Kabar gembira datang dari Jepang. Angka ayah yang mengambil jatah cuti merawat anak alias cuti ayah di tahun 2024 melonjak drastis, mencapai 40,5 persen. Ini rekor tertinggi sepanjang sejarah!
Data survei pemerintah Jepang, yang dirilis Rabu (30/7/2025), menunjukkan kenaikan signifikan 10,4 poin persentase dibanding tahun sebelumnya. Tren positif ini sudah berlangsung 12 tahun berturut-turut.
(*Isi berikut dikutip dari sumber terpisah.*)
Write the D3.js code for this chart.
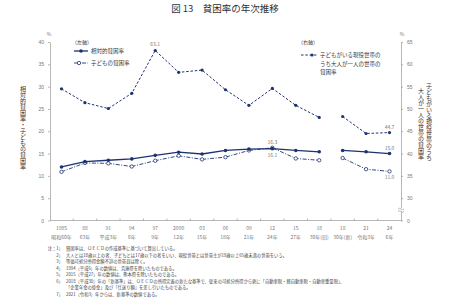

Pemicunya? Salah satunya program cuti ayah baru yang diluncurkan pada 2022. Aturan anyar ini memang dirancang untuk mempermudah para ayah mengambil cuti, jauh lebih fleksibel dari skema sebelumnya.
Jika tren ini berlanjut, target pemerintah Jepang untuk mencapai 50 persen ayah mengambil cuti pada 2025 bukan sekadar mimpi.
Namun, ada catatan penting. Angka pengambilan cuti ini masih sangat bervariasi, tergantung ukuran perusahaan dan jenis industrinya.
Ibu Tetap Juara, tapi Tantangan Masih Ada
Sementara itu, para ibu tetap perkasa. Sebanyak 86,6 persen ibu yang memiliki bayi mengambil cuti melahirkan dari pekerjaan mereka. Angka ini dua kali lipat lebih banyak ketimbang cuti ayah, berdasarkan data Kementerian Kesehatan, Tenaga Kerja, dan Kesejahteraan Jepang.
Mengapa banyak pria masih enggan mengambil cuti ayah? Sebagian besar diyakini merasa terbebani, khawatir menambah beban kerja rekan-rekannya di kantor.
“Penting untuk menciptakan masyarakat yang menghormati keinginan pekerja yang ingin mengambil waktu istirahat,” ujar seorang pejabat kementerian.
Di Jepang, ada program pascakelahiran yang memungkinkan ayah mengambil cuti hingga empat minggu dalam delapan minggu setelah bayi lahir. Ini tambahan dari cuti orang tua standar yang bisa dipakai sampai anak berusia satu tahun.
Survei menunjukkan, total 40,5 persen responden mengambil salah satu dari cuti tersebut, atau bahkan keduanya.
Jurang Kesenjangan di Balik Angka
Melihat lebih detail, ada kesenjangan mencolok. Di perusahaan dengan 100 hingga 499 karyawan, 55,3 persen ayah mengambil cuti. Angka serupa (53,8 persen) juga terlihat di perusahaan raksasa dengan 500 karyawan atau lebih.
Sebaliknya, di perusahaan kecil dengan lima hingga 29 pekerja, hanya 25,1 persen ayah yang berani mengambil cuti. Sementara di perusahaan menengah (30 hingga 99 karyawan), angkanya 35,8 persen.
Ini jelas menunjukkan, pekerja di UMKM masih menghadapi tantangan besar untuk bisa menikmati jatah cuti ayah.
Kesenjangan juga tampak jelas di berbagai sektor industri. Properti, jasa penyewaan barang, jasa gaya hidup, dan hiburan mencatat tingkat pengambilan cuti ayah di bawah 20 persen. Sementara di sektor keuangan dan asuransi, angkanya melonjak di atas 60 persen.
Survei ini mencakup pekerja yang mengambil cuti orang tua hingga 1 Oktober 2024, untuk bayi yang lahir antara Oktober 2022 hingga September 2023. Dari 6.300 perusahaan yang disurvei, 3.383 perusahaan memberikan respons.